I know I don't hate the Nicktator. I love the guy. I would be an idiot not to be grateful for what he did for LSU, lifting it to heights it hadn't seen in a near half-century.

 

In addition, I thought the mental approach that Nick Saban taught to his players was the perfect way to approach football: a very literal one-play-at-a-time mentality. That's why it wasn't unusual to see Nick exploding in rage over some third-string defensive lineman's missed assignment in a 40-10 blowout. 

 

For Nick, that play was the most important play right then. But when it was over, it was over. You forgot about it, and moved to the next play.

 

 

In fact, I confess that this is why I thought he would be a huge success in the NFL. I thought professional players would buy into that approach and appropriate it for themselves more readily than college kids, who are more susceptible to emotional response.

 

Saban's approach is cold, analytical, and intense. I think he is a helluva coach.

 

I also love Les Miles.

 

Does he wear his hat perched precariously high on his head? Yes. Does he make funny facial expressions? Absolutely. Does he say things that are at times mystifying to those of us who speak English? Absolution!

 

But the guy can coach. To be sure, he's very different from Saban.
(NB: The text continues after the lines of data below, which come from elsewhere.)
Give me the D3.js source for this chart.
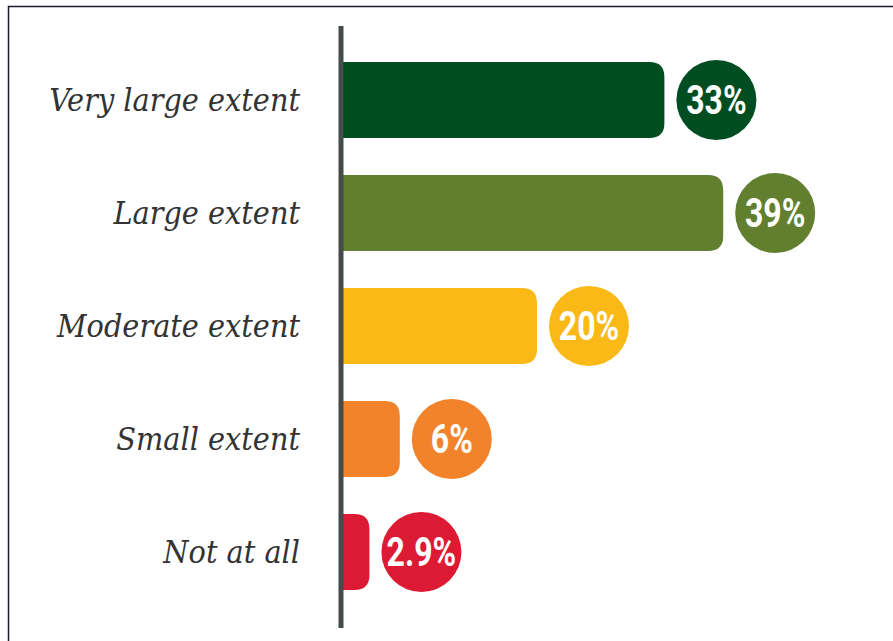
<!doctype html>
<html>
  <head>
    <script src="https://cdn.jsdelivr.net/npm/d3@7/dist/d3.min.js"></script>
    <style>
      body, html {
        margin: 0;
        background: #fff;
      }
      svg {
        display: block;
      }
      text.label {
        font-family: "DejaVu Serif", serif;
        font-style: italic;
        font-stretch: condensed;
        font-size: 32px;
        fill: #333;
      }
      text.value {
        font-family: "Roboto", sans-serif;
        font-weight: bold;
        font-size: 40px;
        fill: #fff;
      }
    </style>
  </head>
  <body>
    <svg width="893" height="641"></svg>
    <script>
      var categories = ["Very large extent", "Large extent", "Moderate extent", "Small extent", "Not at all"];
      var values = [33, 39, 20, 6, 2.9];
      var valueLabels = ["33%", "39%", "20%", "6%", "2.9%"];
      var colors = ["#004d21", "#627f30", "#fbb918", "#f2832b", "#dc1a33"];

      var svg = d3.select("svg");
      var axisX = 341;
      var barH = 76, r = 40, radius = 15, gap = 12;

      var x = d3.scaleLinear().domain([0, 40]).range([axisX, axisX + 392]);
      var y = d3.scalePoint().domain(categories).range([100, 552]);

      // frame (only top and left edges visible)
      svg.append("path")
        .attr("d", "M8.5,641 V6.5 H893")
        .attr("fill", "none")
        .attr("stroke", "#1a1a2e")
        .attr("stroke-width", 1.5);

      var data = categories.map((c, i) => ({cat: c, v: values[i], lab: valueLabels[i], col: colors[i]}));

      function barPath(d) {
        var x0 = x(0), x1 = x(d.v), y0 = y(d.cat) - barH / 2, y1 = y(d.cat) + barH / 2;
        var rr = Math.min(radius, (x1 - x0));
        return "M" + x0 + "," + y0 + " H" + (x1 - rr) +
          " Q" + x1 + "," + y0 + " " + x1 + "," + (y0 + rr) +
          " V" + (y1 - rr) +
          " Q" + x1 + "," + y1 + " " + (x1 - rr) + "," + y1 +
          " H" + x0 + " Z";
      }

      svg.selectAll("path.bar")
        .data(data)
        .enter()
        .append("path")
          .attr("class", "bar")
          .attr("d", barPath)
          .attr("fill", d => d.col);

      svg.selectAll("circle.badge")
        .data(data)
        .enter()
        .append("circle")
          .attr("class", "badge")
          .attr("cx", d => x(d.v) + gap + r)
          .attr("cy", d => y(d.cat))
          .attr("r", r)
          .attr("fill", d => d.col);

      // condensed look: squeeze the bold sans horizontally
      svg.selectAll("text.value")
        .data(data)
        .enter()
        .append("text")
          .attr("class", "value")
          .attr("transform", d => "translate(" + (x(d.v) + gap + r) + "," + (y(d.cat) + 14) + ") scale(0.8,1)")
          .attr("text-anchor", "middle")
          .text(d => d.lab);

      svg.selectAll("text.label")
        .data(data)
        .enter()
        .append("text")
          .attr("class", "label")
          .attr("x", 300)
          .attr("y", d => y(d.cat) + 11)
          .attr("text-anchor", "end")
          .text(d => d.cat);

      // axis line
      svg.append("line")
        .attr("x1", axisX).attr("x2", axisX)
        .attr("y1", 26).attr("y2", 628)
        .attr("stroke", "#454a4a")
        .attr("stroke-width", 5);
    </script>
  </body>
</html>
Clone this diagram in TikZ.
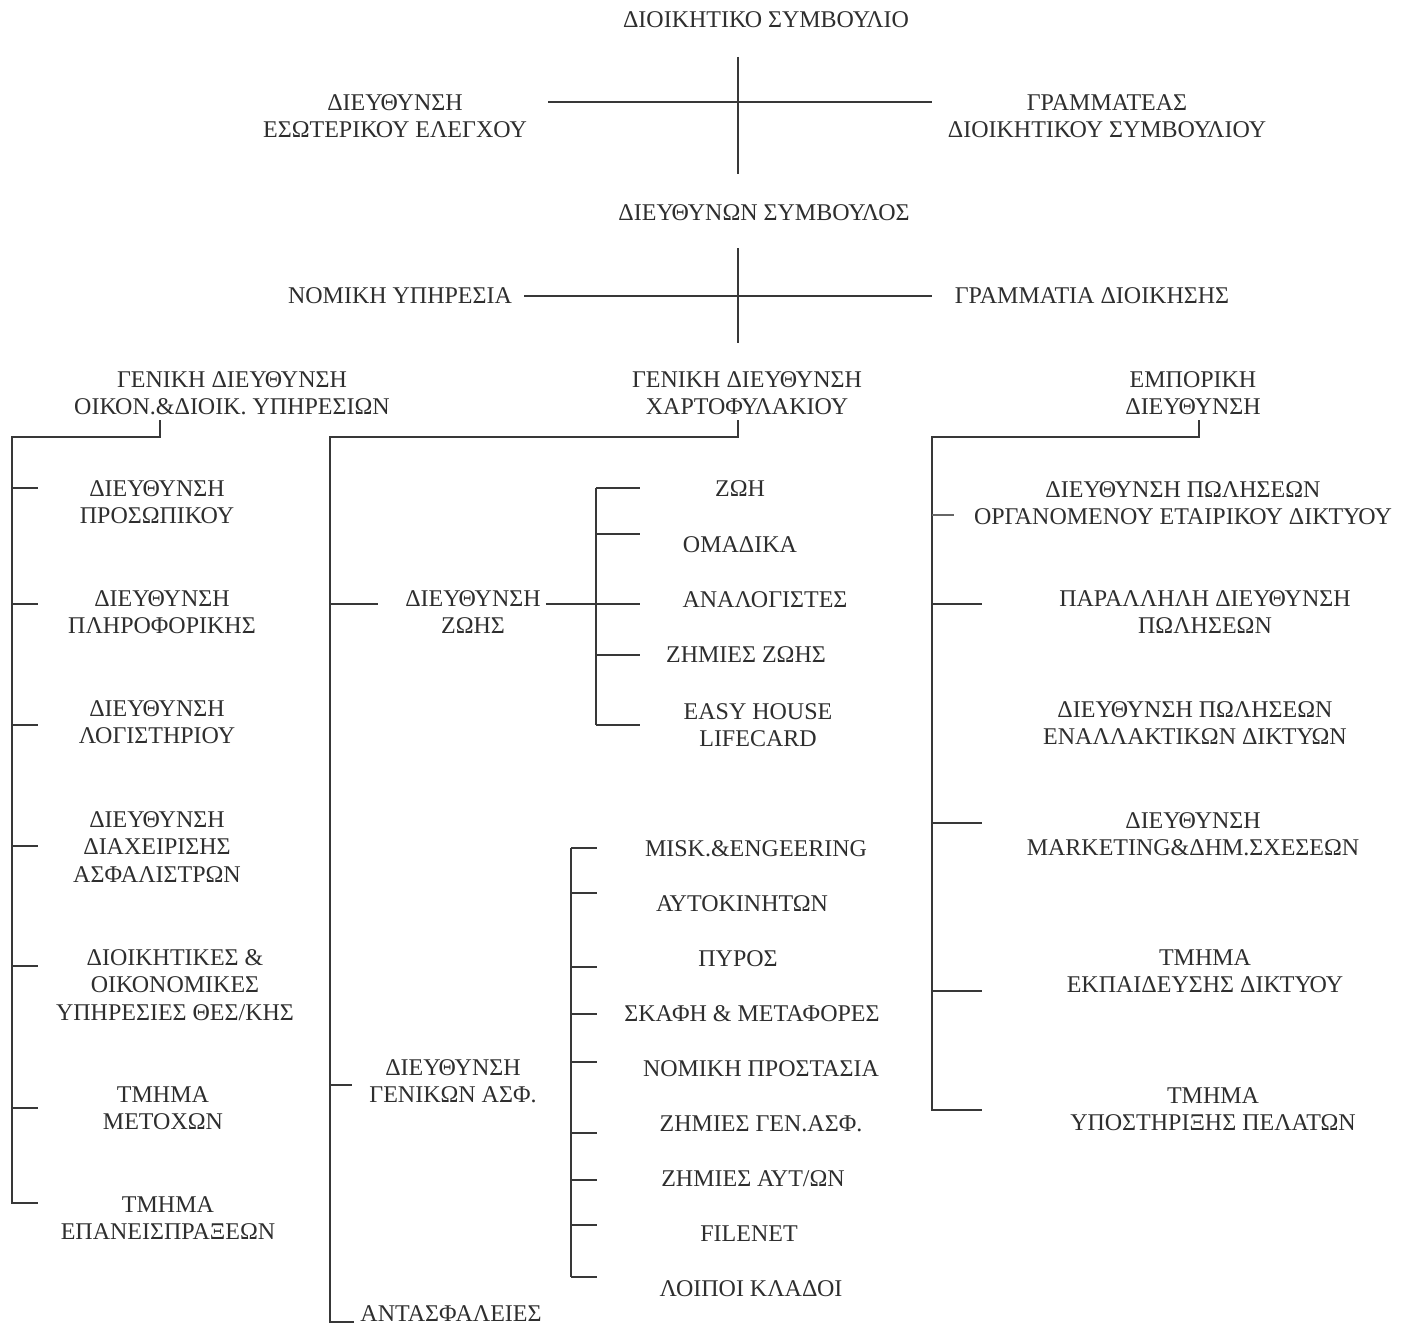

Saban is the football equivalent of Al Gore, a wonk who is involved in every minute detail of the team. Les is more of a delegator, a big picture guy.

 

Saban is hard on assistants and underlings, controlling everything they do. Miles tends to let them coach a bit more.

 

When Saban left LSU, there were not many who were involved in the program who were sad to see him go. His dictatorial manner had alienated some players, but also the administrators and others who manage the mechanics of a large football program.

 

People like Les. He's easier to be around. He spurned (or was rejected) his alma mater for LSU.

 

He's a little crazy. I think most fans, if they were honest, would admit that they wish their coach would run a fake field goal like LSU did against South Carolina in 2007. Les at times coaches like I play video games—balls out.

 

His teams play fast and loose—sometimes too loose. But always fun to watch. And he does this other thing that I like: win. He's won at a rate unequaled by any coach over the same amount of years.

 

Yes, I know the Saban's players critique, but look at Saban's numbers with Saban's players. Very comparable to those of Les.

 

So you know what? I love the guy, and I love Saban. And I look at Bama and what Saban has done with that team, and I think it's great. I wish him success personally, though of course I hope Bama loses to LSU every year. But I hoped that when Ray Perkins was the coach, and when Mike Shula was the coach, and when Bear Bryant was the coach. It has nothing to do with Nick.